Adding type properties:

Add member to type_info class (xccmeta_type_info.hpp:34)
Update parser_impl to populate during AST construction
Add getter method

Custom tag parsing:

Tags are strings; parse tag::get_args() in generator
No built-in schema validation (intentional flexibility)

Performance Characteristics

Parsing: O(n) in source size, ~1MB/s (varies by include depth)

Bottleneck: libclang preprocessing + AST construction
Mitigation: Cache parse results, incremental builds

Traversal: O(n) in node count

find_descendants() is depth-first search
50k nodes → ~10ms on modern CPU
Mitigation: Cache query results, use filter for deduplication

Type queries: O(1)

All type info precomputed during parsing
get_type().is_pointer() is member access, not recomputation

Filter deduplication: O(n²) in worst case

Uses linear search over USR strings
Bottleneck for >1000 unique types
Mitigation: Use std::unordered_set<std::string> externally if needed

Error Handling Strategy

Parse failures: Return nullptr

No exceptions thrown
Diagnostics written to stderr (libclang behavior)
User checks if (!ast) after parse

File I/O: Exceptions

file::read() throws std::runtime_error if missing
file::write() returns bool (silent failure)

Invalid queries: Undefined behavior

Accessing get_parent() on root → nullptr (safe)
Accessing fields on non-record node → empty vector (safe)
No runtime validation of node kind before queries

Design rationale: Parsing is the only operation that commonly fails.
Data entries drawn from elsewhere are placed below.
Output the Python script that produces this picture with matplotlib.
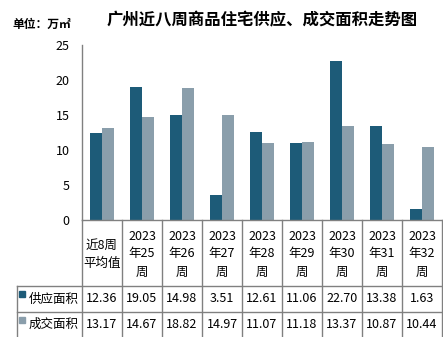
import matplotlib
matplotlib.use('Agg')
import matplotlib.pyplot as plt
from matplotlib.lines import Line2D
from matplotlib.patches import Rectangle
import numpy as np

plt.rcParams['font.family'] = ['Noto Sans CJK SC', 'DejaVu Sans']

categories = ['近8周\n平均值', '2023\n年25\n周', '2023\n年26\n周', '2023\n年27\n周',
              '2023\n年28\n周', '2023\n年29\n周', '2023\n年30\n周', '2023\n年31\n周',
              '2023\n年32\n周']
supply = [12.36, 19.05, 14.98, 3.51, 12.61, 11.06, 22.70, 13.38, 1.63]
deal = [13.17, 14.67, 18.82, 14.97, 11.07, 11.18, 13.37, 10.87, 10.44]
series_names = ['供应面积', '成交面积']
colors = ['#1d5b78', '#8a9eab']

W, H = 443, 337
fig = plt.figure(figsize=(W / 100, H / 100), dpi=100)


def fx(px):
    return px / W


def fy(py):
    return 1 - py / H


left, right, top, bottom = 82, 442, 45, 220
ax = fig.add_axes([fx(left), fy(bottom), fx(right - left), (bottom - top) / H])
x = np.arange(len(categories))
bw = 0.3
ax.bar(x - bw / 2, supply, bw, color=colors[0])
ax.bar(x + bw / 2, deal, bw, color=colors[1])
ax.set_xlim(-0.5, len(categories) - 0.5)
ax.set_ylim(0, 25)
ax.set_yticks(range(0, 26, 5))
ax.tick_params(axis='y', length=0, labelsize=9, pad=9)
ax.set_xticks([])
for s in ['top', 'right']:
    ax.spines[s].set_visible(False)
for s in ['left', 'bottom']:
    ax.spines[s].set_color('#808080')
    ax.spines[s].set_linewidth(1)

fig.text(fx(12), fy(24), '单位：万㎡', fontsize=8.5, fontweight='bold', va='center')
fig.text(fx(262), fy(20), '广州近八周商品住宅供应、成交面积走势图', fontsize=11.8,
         fontweight='bold', ha='center', va='center')

# data table below the axis
line_kw = dict(color='#808080', lw=1, transform=fig.transFigure)
col_w = (right - left) / len(categories)
row1, row2, row3 = 220, 286, 312
for k in range(len(categories) + 1):
    xp = left + k * col_w
    fig.add_artist(Line2D([fx(xp), fx(xp)], [fy(row1), fy(H)], **line_kw))
fig.add_artist(Line2D([fx(17), fx(17)], [fy(row2), fy(H)], **line_kw))
for yp in [row2, row3]:
    fig.add_artist(Line2D([fx(17), fx(right)], [fy(yp), fy(yp)], **line_kw))

for i, cat in enumerate(categories):
    cx = left + (i + 0.5) * col_w
    fig.text(fx(cx), fy((row1 + row2) / 2 + 1), cat, ha='center', va='center',
             fontsize=9, linespacing=1.5)
    fig.text(fx(cx), fy((row2 + row3) / 2), f'{supply[i]:.2f}', ha='center',
             va='center', fontsize=9)
    fig.text(fx(cx), fy((row3 + H) / 2), f'{deal[i]:.2f}', ha='center',
             va='center', fontsize=9)

for j, (name, c) in enumerate(zip(series_names, colors)):
    yc = (row2 + row3) / 2 if j == 0 else (row3 + H) / 2
    fig.add_artist(Rectangle((fx(19), fy(yc - 2)), 6 / W, 6 / H,
                             color=c, transform=fig.transFigure))
    fig.text(fx(29), fy(yc), name, ha='left', va='center', fontsize=9)

fig.savefig('out.png', dpi=100, facecolor='white')
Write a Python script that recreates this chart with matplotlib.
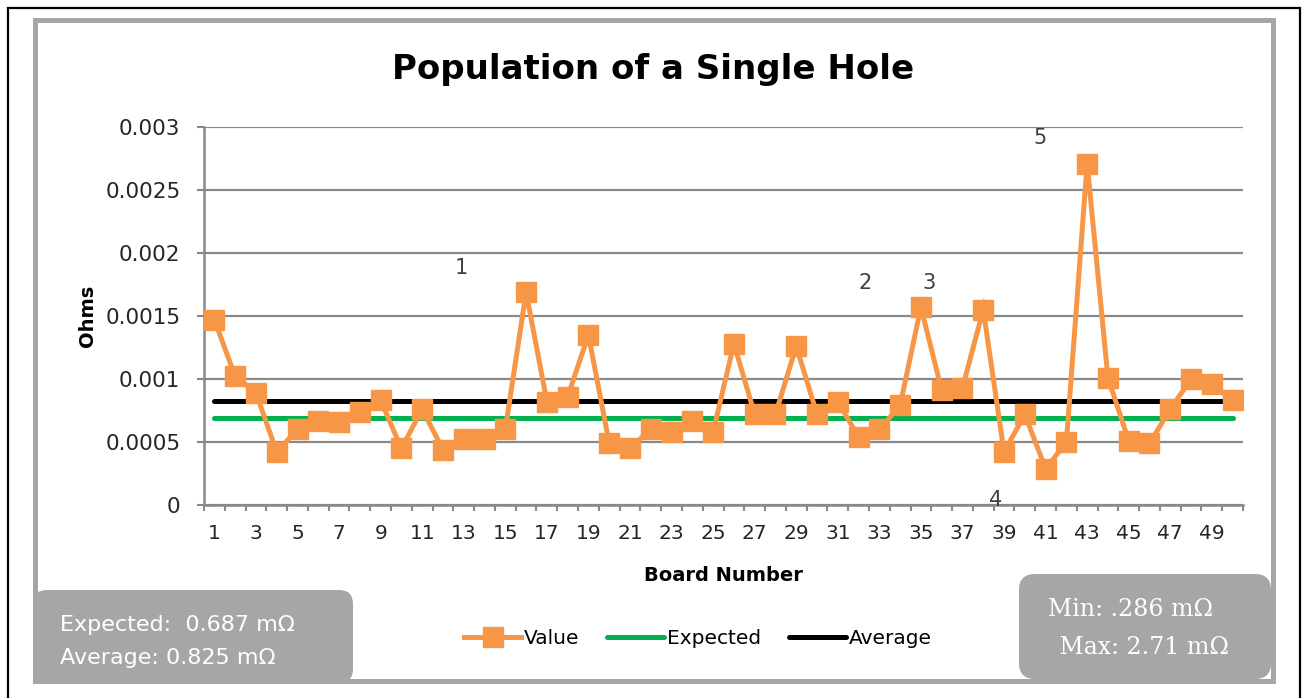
import matplotlib

matplotlib.use("Agg")

import matplotlib.pyplot as plt
import numpy as np
from matplotlib.lines import Line2D
from matplotlib.patches import FancyBboxPatch, Rectangle
from matplotlib.transforms import IdentityTransform

W, H = 1302, 698

# board numbers and measured resistance (ohms)
boards = list(range(1, 51))
values = [
    0.00147, 0.00102, 0.00089, 0.00042, 0.00060, 0.00067, 0.00066, 0.00074, 0.00083, 0.00045,
    0.00076, 0.00044, 0.00052, 0.00052, 0.00060, 0.00169, 0.00082, 0.00086, 0.00135, 0.00049,
    0.00045, 0.00060, 0.00058, 0.00067, 0.00058, 0.00128, 0.00072, 0.00072, 0.00126, 0.00072,
    0.00082, 0.00054, 0.00060, 0.00079, 0.00157, 0.00091, 0.00093, 0.00155, 0.00042, 0.00072,
    0.000286, 0.00050, 0.00271, 0.00101, 0.00051, 0.00049, 0.00076, 0.00100, 0.00096, 0.00083,
]
expected = 0.000687
average = 0.000825

# stray data labels left on the chart
label_texts = ["1", "2", "3", "4", "5"]
label_x = [12.9, 32.3, 35.4, 38.6, 40.75]
label_y = [0.00188, 0.00176, 0.00176, 0.00004, 0.00291]

y_ticks = [0, 0.0005, 0.001, 0.0015, 0.002, 0.0025, 0.003]
y_tick_labels = ["0", "0.0005", "0.001", "0.0015", "0.002", "0.0025", "0.003"]
x_tick_labels = [str(b) for b in boards if b % 2 == 1]

left_box_lines = ["Expected:  0.687 m\u03a9", "Average: 0.825 m\u03a9"]
right_box_lines = ["Min: .286 m\u03a9", " Max: 2.71 m\u03a9"]

ORANGE = "#F79646"
GREEN = "#00B050"
GRID = "#898989"
BOX = "#A6A6A9"
FONT = "DejaVu Sans"


def fx(x):
    return x / W


def fy(y):
    return 1 - y / H


def px_rect(x0, y0, x1, y1):
    # top-left pixel coords -> display coords (origin bottom-left)
    return x0, H - y1, x1 - x0, y1 - y0


fig = plt.figure(figsize=(W / 100, H / 100), dpi=100)
fig.patch.set_facecolor("white")

# outer black frame and grey chart border
x0, y0, w, h = px_rect(8, 8, 1300, 705)
fig.add_artist(Rectangle((x0, y0), w, h, transform=IdentityTransform(), fill=False,
                         edgecolor="black", lw=1.6, zorder=0))
x0, y0, w, h = px_rect(35, 20, 1273, 681)
fig.add_artist(Rectangle((x0, y0), w, h, transform=IdentityTransform(), fill=False,
                         edgecolor=BOX, lw=3.6, zorder=0))

ax = fig.add_axes([fx(204), fy(505), fx(1243) - fx(204), fy(127) - fy(505)])
ax.set_facecolor("none")

ax.plot(boards, values, color=ORANGE, lw=3.6, marker="s", ms=14, mec=ORANGE, mfc=ORANGE,
        label="Value", zorder=4, solid_joinstyle="miter")
ax.plot([boards[0], boards[-1]], [expected, expected], color=GREEN, lw=3.6,
        solid_capstyle="round", label="Expected", zorder=3)
ax.plot([boards[0], boards[-1]], [average, average], color="black", lw=3.6,
        solid_capstyle="round", label="Average", zorder=3)

for t, xx, yy in zip(label_texts, label_x, label_y):
    ax.text(xx, yy, t, ha="center", va="center", fontsize=15, color="#404040", family=FONT)

ax.set_xlim(0.5, 50.5)
ax.set_ylim(0, 0.003)
ax.set_yticks(y_ticks)
ax.set_yticklabels(y_tick_labels, fontsize=15.5, family=FONT, color="#262626")
ax.set_xticks([b for b in boards if b % 2 == 1])
ax.set_xticklabels(x_tick_labels, fontsize=14.5, family=FONT, color="#262626")
ax.set_xticks(np.arange(0.5, 51, 1.0), minor=True)
ax.tick_params(axis="x", which="major", length=0, pad=14)
ax.tick_params(axis="x", which="minor", length=4, width=1.5, color=GRID, direction="out")
ax.tick_params(axis="y", which="major", length=5, width=1.5, color=GRID, pad=12)
ax.grid(axis="y", color=GRID, lw=1.6, zorder=0)
ax.set_axisbelow(True)
for side in ("top", "right"):
    ax.spines[side].set_visible(False)
for side in ("left", "bottom"):
    ax.spines[side].set_color(GRID)
    ax.spines[side].set_linewidth(1.8)

ax.set_xlabel("Board Number", fontsize=14, fontweight="bold", family=FONT, labelpad=16)
ax.set_ylabel("Ohms", fontsize=14, fontweight="bold", family=FONT, labelpad=6)

fig.text(fx(653), fy(70), "Population of a Single Hole", ha="center", va="center",
         fontsize=24.5, fontweight="bold", family=FONT)

handles = [
    Line2D([], [], color=ORANGE, lw=3.6, marker="s", ms=14),
    Line2D([], [], color=GREEN, lw=3.6, solid_capstyle="round"),
    Line2D([], [], color="black", lw=3.6, solid_capstyle="round"),
]
fig.legend(handles, ["Value", "Expected", "Average"], loc="center", ncol=3,
           bbox_to_anchor=(fx(698), fy(639)), frameon=False, handlelength=2.8,
           handletextpad=0.15, columnspacing=1.4, prop={"family": FONT, "size": 14.5})

# grey stats boxes
x0, y0, w, h = px_rect(33, 590, 353, 683)
fig.add_artist(FancyBboxPatch((x0, y0), w, h, boxstyle="round,pad=0,rounding_size=14",
                              transform=IdentityTransform(), facecolor=BOX, edgecolor="none",
                              zorder=5))
fig.text(fx(60), fy(625), left_box_lines[0], ha="left", va="center", fontsize=16,
         color="white", family=FONT, zorder=6)
fig.text(fx(60), fy(658), left_box_lines[1], ha="left", va="center", fontsize=16,
         color="white", family=FONT, zorder=6)

x0, y0, w, h = px_rect(1019, 574, 1271, 679)
fig.add_artist(FancyBboxPatch((x0, y0), w, h, boxstyle="round,pad=0,rounding_size=16",
                              transform=IdentityTransform(), facecolor=BOX, edgecolor="none",
                              zorder=5))
fig.text(fx(1048), fy(609), right_box_lines[0], ha="left", va="center", fontsize=17,
         color="white", family="DejaVu Serif", zorder=6)
fig.text(fx(1052), fy(647), right_box_lines[1], ha="left", va="center", fontsize=17,
         color="white", family="DejaVu Serif", zorder=6)

fig.savefig("out.png", dpi=100)
plt.close(fig)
File I/O errors are exceptional. Node queries assume correct usage (checked by user via get_kind()).

Build System Integration

CMake pattern:

add_custom_command(
  OUTPUT generated.hpp
  COMMAND my_generator ${CMAKE_SOURCE_DIR}/input.hpp
  DEPENDS input.hpp my_generator
)
add_library(mylib generated.hpp ...)

Generator tool:

Links against xccmeta-static
Reads source via importer
Writes output via generator
Runs at build time (not install time)

Workflow: Edit source → CMake re-runs generator → Compiler sees updated output

Thread Safety

Not thread-safe:

parser instances (use one per thread)
generator instances (file I/O not synchronized)

Thread-safe after parsing:

Read-only queries on node tree (immutable after construction)
Multiple threads can traverse same AST concurrently

Recommendation: Parse in parallel (separate parser per thread), merge results in main thread.

Versioning Strategy

API stability: Unstable (pre-1.0)

Breaking changes possible in minor versions
Semantic versioning planned for 1.0 release

ABI stability: None

Recompile tools when upgrading library
No binary compatibility guarantees between versions

Compatibility: libclang 18.x

Upgrade requires testing (libclang API changes)
Auto-fetch mechanism pins version (llvmorg-18.1.8)

Design Trade-offs

Simplicity over generality:

No support for full compile pipeline (just parsing)
No cross-reference resolution (USR strings only)
No incremental parsing (always full parse)

Usability over performance:

shared_ptr over raw pointers (safety)
String copies over views (lifetime clarity)
Eager type info extraction (no lazy evaluation)

Reflection-focused:

Tag system assumes annotation-driven workflows
Type introspection optimized for codegen, not analysis
No support for statement-level AST (declarations only)

Result: Fast development of reflection-based tools. Not suitable for compiler-quality analysis or refactoring tools.